» **WRITTEN TASK**
Transcribe the material verbatim in full; the pictures do not belong in the copy.

::: ENTRIES

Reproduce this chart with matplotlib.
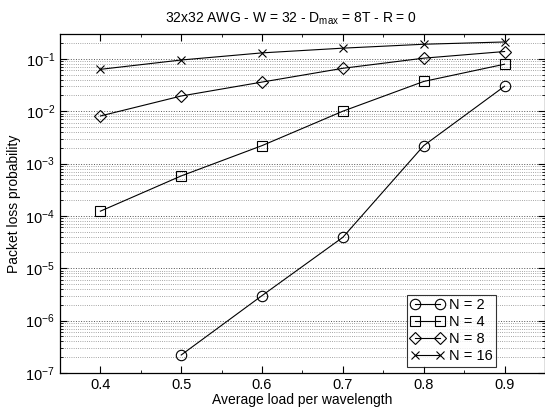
import matplotlib
matplotlib.use('Agg')
import matplotlib.pyplot as plt
from matplotlib.ticker import MultipleLocator, NullFormatter, FixedLocator

plt.rcParams['font.family'] = ['Liberation Sans', 'DejaVu Sans']
plt.rcParams['mathtext.default'] = 'regular'

# data
load = [0.4, 0.5, 0.6, 0.7, 0.8, 0.9]
p_n2 = [None, 2.2e-7, 3.0e-6, 3.9e-5, 2.2e-3, 3.0e-2]
p_n4 = [1.23e-4, 5.8e-4, 2.2e-3, 1.0e-2, 3.7e-2, 7.9e-2]
p_n8 = [8.1e-3, 1.95e-2, 3.6e-2, 6.6e-2, 1.03e-1, 1.38e-1]
p_n16 = [6.3e-2, 9.5e-2, 1.3e-1, 1.6e-1, 1.9e-1, 2.1e-1]
xtick_vals = [0.4, 0.5, 0.6, 0.7, 0.8, 0.9]
xtick_labels = ['0.4', '0.5', '0.6', '0.7', '0.8', '0.9']
ytick_exps = [-7, -6, -5, -4, -3, -2, -1]

series = [(p_n2, 'o', 'N = 2'), (p_n4, 's', 'N = 4'),
          (p_n8, 'D', 'N = 8'), (p_n16, 'x', 'N = 16')]
msizes = {'o': 7.5, 's': 7, 'D': 6, 'x': 5.5}

fig = plt.figure(figsize=(5.45, 4.08), dpi=100)
ax = fig.add_axes([0.110, 0.086, 0.89, 0.831])

for vals, mk, lab in series:
    xs = [x for x, v in zip(load, vals) if v is not None]
    ys = [v for v in vals if v is not None]
    ax.plot(xs, ys, color='black', lw=0.8, marker=mk, ms=msizes[mk],
            mfc='none', mec='black', mew=0.8, label=lab)

ax.set_yscale('log')
ax.set_xlim(0.35, 0.95)
ax.set_ylim(1e-7, 0.3)
ax.xaxis.set_major_locator(FixedLocator(xtick_vals))
ax.set_xticklabels(xtick_labels)
ax.xaxis.set_minor_locator(MultipleLocator(0.05))
ax.xaxis.set_minor_formatter(NullFormatter())

yt = [10.0 ** e for e in ytick_exps]
ax.yaxis.set_major_locator(FixedLocator(yt))
ax.set_yticklabels(['$10^{%d}$' % e for e in ytick_exps])
yminor = [m * 10.0 ** e for e in ytick_exps for m in range(2, 10) if m * 10.0 ** e <= 0.3]
ax.yaxis.set_minor_locator(FixedLocator(yminor))
ax.yaxis.set_minor_formatter(NullFormatter())

ax.grid(True, which='major', axis='y', linestyle=':', color='#555555', lw=0.7)
ax.grid(True, which='minor', axis='y', linestyle=':', color='#888888', lw=0.6)

ax.tick_params(which='both', direction='in', top=True, right=True, labelsize=10.5)
ax.tick_params(which='major', length=5)
ax.tick_params(which='minor', length=2.5)
for s in ax.spines.values():
    s.set_linewidth(0.9)

ax.set_xlabel('Average load per wavelength', fontsize=10, labelpad=1)
ax.set_ylabel('Packet loss probability', fontsize=10, labelpad=3)
ax.set_title('32x32 AWG - W = 32 - D$_{max}$ = 8T - R = 0', fontsize=10,
             x=0.476, pad=8)

leg = ax.legend(loc='lower right', bbox_to_anchor=(0.905, 0.01), numpoints=2,
                fontsize=10.5, frameon=True, fancybox=False, handlelength=2.3,
                handletextpad=0.3, borderpad=0.25, labelspacing=0.2,
                borderaxespad=0.2)
leg.get_frame().set_edgecolor('black')
leg.get_frame().set_linewidth(0.8)

fig.savefig('out.png', dpi=100)
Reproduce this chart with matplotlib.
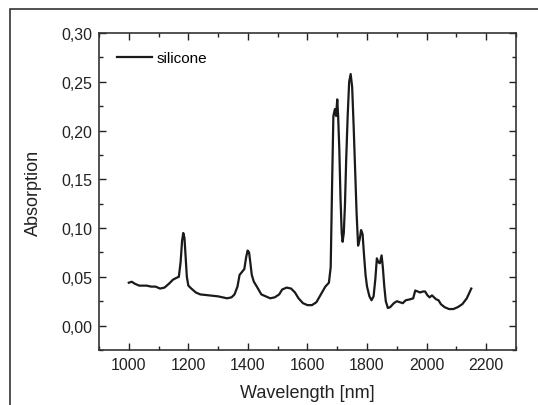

::::::

» **TASK RESPONSE**
Reproduce this chart with matplotlib.
import matplotlib
matplotlib.use('Agg')
import matplotlib.pyplot as plt
from matplotlib.ticker import MultipleLocator, NullFormatter, FixedLocator

plt.rcParams['font.family'] = ['Liberation Sans', 'DejaVu Sans']
plt.rcParams['mathtext.default'] = 'regular'

# data
load = [0.4, 0.5, 0.6, 0.7, 0.8, 0.9]
p_n2 = [None, 2.2e-7, 3.0e-6, 3.9e-5, 2.2e-3, 3.0e-2]
p_n4 = [1.23e-4, 5.8e-4, 2.2e-3, 1.0e-2, 3.7e-2, 7.9e-2]
p_n8 = [8.1e-3, 1.95e-2, 3.6e-2, 6.6e-2, 1.03e-1, 1.38e-1]
p_n16 = [6.3e-2, 9.5e-2, 1.3e-1, 1.6e-1, 1.9e-1, 2.1e-1]
xtick_vals = [0.4, 0.5, 0.6, 0.7, 0.8, 0.9]
xtick_labels = ['0.4', '0.5', '0.6', '0.7', '0.8', '0.9']
ytick_exps = [-7, -6, -5, -4, -3, -2, -1]

series = [(p_n2, 'o', 'N = 2'), (p_n4, 's', 'N = 4'),
          (p_n8, 'D', 'N = 8'), (p_n16, 'x', 'N = 16')]
msizes = {'o': 7.5, 's': 7, 'D': 6, 'x': 5.5}

fig = plt.figure(figsize=(5.45, 4.08), dpi=100)
ax = fig.add_axes([0.110, 0.086, 0.89, 0.831])

for vals, mk, lab in series:
    xs = [x for x, v in zip(load, vals) if v is not None]
    ys = [v for v in vals if v is not None]
    ax.plot(xs, ys, color='black', lw=0.8, marker=mk, ms=msizes[mk],
            mfc='none', mec='black', mew=0.8, label=lab)

ax.set_yscale('log')
ax.set_xlim(0.35, 0.95)
ax.set_ylim(1e-7, 0.3)
ax.xaxis.set_major_locator(FixedLocator(xtick_vals))
ax.set_xticklabels(xtick_labels)
ax.xaxis.set_minor_locator(MultipleLocator(0.05))
ax.xaxis.set_minor_formatter(NullFormatter())

yt = [10.0 ** e for e in ytick_exps]
ax.yaxis.set_major_locator(FixedLocator(yt))
ax.set_yticklabels(['$10^{%d}$' % e for e in ytick_exps])
yminor = [m * 10.0 ** e for e in ytick_exps for m in range(2, 10) if m * 10.0 ** e <= 0.3]
ax.yaxis.set_minor_locator(FixedLocator(yminor))
ax.yaxis.set_minor_formatter(NullFormatter())

ax.grid(True, which='major', axis='y', linestyle=':', color='#555555', lw=0.7)
ax.grid(True, which='minor', axis='y', linestyle=':', color='#888888', lw=0.6)

ax.tick_params(which='both', direction='in', top=True, right=True, labelsize=10.5)
ax.tick_params(which='major', length=5)
ax.tick_params(which='minor', length=2.5)
for s in ax.spines.values():
    s.set_linewidth(0.9)

ax.set_xlabel('Average load per wavelength', fontsize=10, labelpad=1)
ax.set_ylabel('Packet loss probability', fontsize=10, labelpad=3)
ax.set_title('32x32 AWG - W = 32 - D$_{max}$ = 8T - R = 0', fontsize=10,
             x=0.476, pad=8)

leg = ax.legend(loc='lower right', bbox_to_anchor=(0.905, 0.01), numpoints=2,
                fontsize=10.5, frameon=True, fancybox=False, handlelength=2.3,
                handletextpad=0.3, borderpad=0.25, labelspacing=0.2,
                borderaxespad=0.2)
leg.get_frame().set_edgecolor('black')
leg.get_frame().set_linewidth(0.8)

fig.savefig('out.png', dpi=100)
Reproduce this chart with matplotlib.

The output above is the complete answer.